NASA tried (and failed) to revive the Mars Opportunity rover with Billie Holiday’s “I’ll Be Seeing You”

NASA tried (and failed) to revive the Mars Opportunity rover
with Billie Holiday’s “I’ll Be Seeing You”

Earlier this week, news began to spread that the Mars rover Opportunity had reached the end of its robotic life and people were, understandably, upset. The solar-powered rover was initially sent on a 90-day mission to the red planet but managed to stay remarkably functional for nearly fifteen years until a planet-wide dust storm knocked it out of commission last summer. As reported by AP, NASA made their final attempt to contact Opportunity Tuesday night with a transmission of Billie Holiday’s “I’ll Be Seeing You.”

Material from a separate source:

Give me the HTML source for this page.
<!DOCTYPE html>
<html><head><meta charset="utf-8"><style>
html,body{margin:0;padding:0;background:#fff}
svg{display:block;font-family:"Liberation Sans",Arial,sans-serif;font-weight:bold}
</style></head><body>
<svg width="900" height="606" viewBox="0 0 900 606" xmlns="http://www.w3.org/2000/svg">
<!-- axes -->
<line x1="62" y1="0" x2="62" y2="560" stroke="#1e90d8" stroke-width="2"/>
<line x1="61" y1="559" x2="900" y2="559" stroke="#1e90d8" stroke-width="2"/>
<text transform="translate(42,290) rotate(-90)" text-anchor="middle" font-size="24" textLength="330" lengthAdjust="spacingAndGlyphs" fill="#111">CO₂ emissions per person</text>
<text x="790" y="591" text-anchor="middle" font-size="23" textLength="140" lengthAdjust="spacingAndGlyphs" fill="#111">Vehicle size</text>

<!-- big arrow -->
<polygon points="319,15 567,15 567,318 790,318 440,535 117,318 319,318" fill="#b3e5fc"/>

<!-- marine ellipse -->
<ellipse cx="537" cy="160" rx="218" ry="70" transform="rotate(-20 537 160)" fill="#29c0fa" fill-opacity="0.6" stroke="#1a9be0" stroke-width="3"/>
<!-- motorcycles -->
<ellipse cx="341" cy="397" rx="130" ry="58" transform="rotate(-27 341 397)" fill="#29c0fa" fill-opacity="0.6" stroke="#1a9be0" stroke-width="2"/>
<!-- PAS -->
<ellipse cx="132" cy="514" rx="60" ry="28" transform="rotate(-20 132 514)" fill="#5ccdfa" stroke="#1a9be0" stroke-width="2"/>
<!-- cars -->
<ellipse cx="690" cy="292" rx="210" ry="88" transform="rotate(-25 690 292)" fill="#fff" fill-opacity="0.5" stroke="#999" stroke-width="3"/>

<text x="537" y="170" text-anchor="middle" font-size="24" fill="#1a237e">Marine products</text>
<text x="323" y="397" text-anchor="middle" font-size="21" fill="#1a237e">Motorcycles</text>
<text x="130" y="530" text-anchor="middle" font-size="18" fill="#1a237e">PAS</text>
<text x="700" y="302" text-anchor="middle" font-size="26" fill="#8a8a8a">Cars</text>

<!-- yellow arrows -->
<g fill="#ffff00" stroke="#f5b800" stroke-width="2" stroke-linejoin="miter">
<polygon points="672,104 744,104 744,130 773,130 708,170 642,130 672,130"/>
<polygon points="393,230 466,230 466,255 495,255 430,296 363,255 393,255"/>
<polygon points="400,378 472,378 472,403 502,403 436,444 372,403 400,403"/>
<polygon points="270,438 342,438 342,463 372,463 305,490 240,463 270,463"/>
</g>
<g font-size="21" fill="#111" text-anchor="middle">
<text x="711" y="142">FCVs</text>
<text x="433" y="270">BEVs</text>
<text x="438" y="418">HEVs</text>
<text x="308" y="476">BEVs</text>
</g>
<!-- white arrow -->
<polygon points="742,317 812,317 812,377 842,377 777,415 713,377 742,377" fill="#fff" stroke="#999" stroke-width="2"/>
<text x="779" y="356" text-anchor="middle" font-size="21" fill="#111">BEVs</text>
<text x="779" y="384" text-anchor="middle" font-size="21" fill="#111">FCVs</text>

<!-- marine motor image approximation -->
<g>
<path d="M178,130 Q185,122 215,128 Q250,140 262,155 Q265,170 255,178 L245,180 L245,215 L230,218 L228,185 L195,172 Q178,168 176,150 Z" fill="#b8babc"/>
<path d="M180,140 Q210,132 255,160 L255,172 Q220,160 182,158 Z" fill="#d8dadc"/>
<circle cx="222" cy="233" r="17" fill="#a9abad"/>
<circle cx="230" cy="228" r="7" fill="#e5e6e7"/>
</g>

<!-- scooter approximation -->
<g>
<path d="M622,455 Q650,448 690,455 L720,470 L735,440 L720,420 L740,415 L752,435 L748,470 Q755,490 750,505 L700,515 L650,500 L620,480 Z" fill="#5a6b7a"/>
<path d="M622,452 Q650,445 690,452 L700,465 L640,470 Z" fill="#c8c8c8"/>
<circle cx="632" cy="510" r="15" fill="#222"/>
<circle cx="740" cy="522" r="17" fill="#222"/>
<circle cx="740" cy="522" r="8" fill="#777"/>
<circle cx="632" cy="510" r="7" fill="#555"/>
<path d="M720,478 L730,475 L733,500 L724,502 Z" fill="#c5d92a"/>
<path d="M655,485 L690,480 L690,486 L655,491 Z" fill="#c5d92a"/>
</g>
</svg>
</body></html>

“This is a hard day,” project manager John Callas told the crowd of NASA employees gathered for the farewell transmission. “Even though it’s a machine and we’re saying goodbye, it’s still very hard and very poignant, but we had to do that. We came to that point.”

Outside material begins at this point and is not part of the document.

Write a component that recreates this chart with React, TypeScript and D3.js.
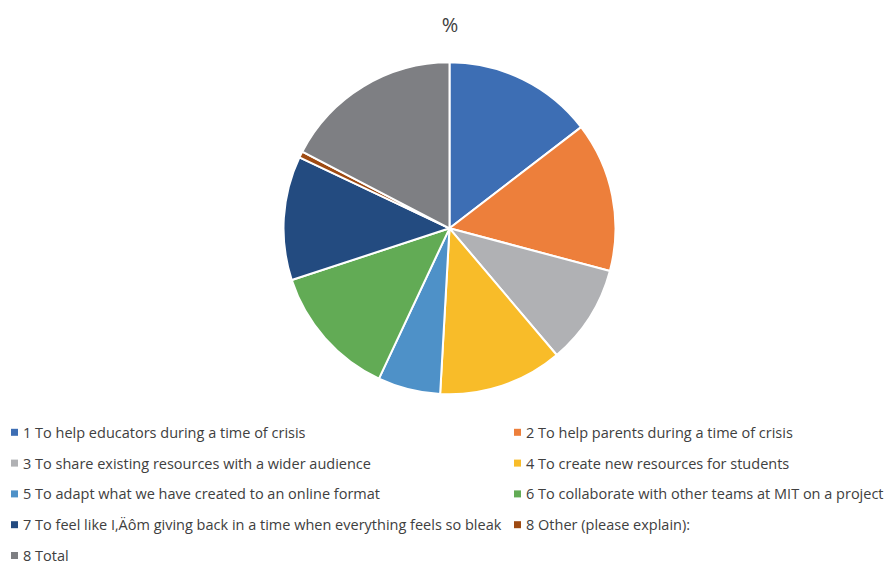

Unfortunately, the rover never responded to the musical message, and its silence confirmed NASA engineers’ suspicion that its battery was long dead. Still, the image of the lonely, dust-covered robot listening to a crackling version of a Billie Holiday tune in the middle of an empty, red wasteland is almost too good to resist. It’s like a darker, alternate ending to Wall-E.

But Opportunity’s demise is not the end of our Mars exploration. There are still two functioning rovers on the planet’s surface—Curiosity, which launched in 2012, and InSight, which was just launched last spring. Hopefully, those two have many years of geological excavation ahead of them before they’re treated to a somber, jazzy send-off.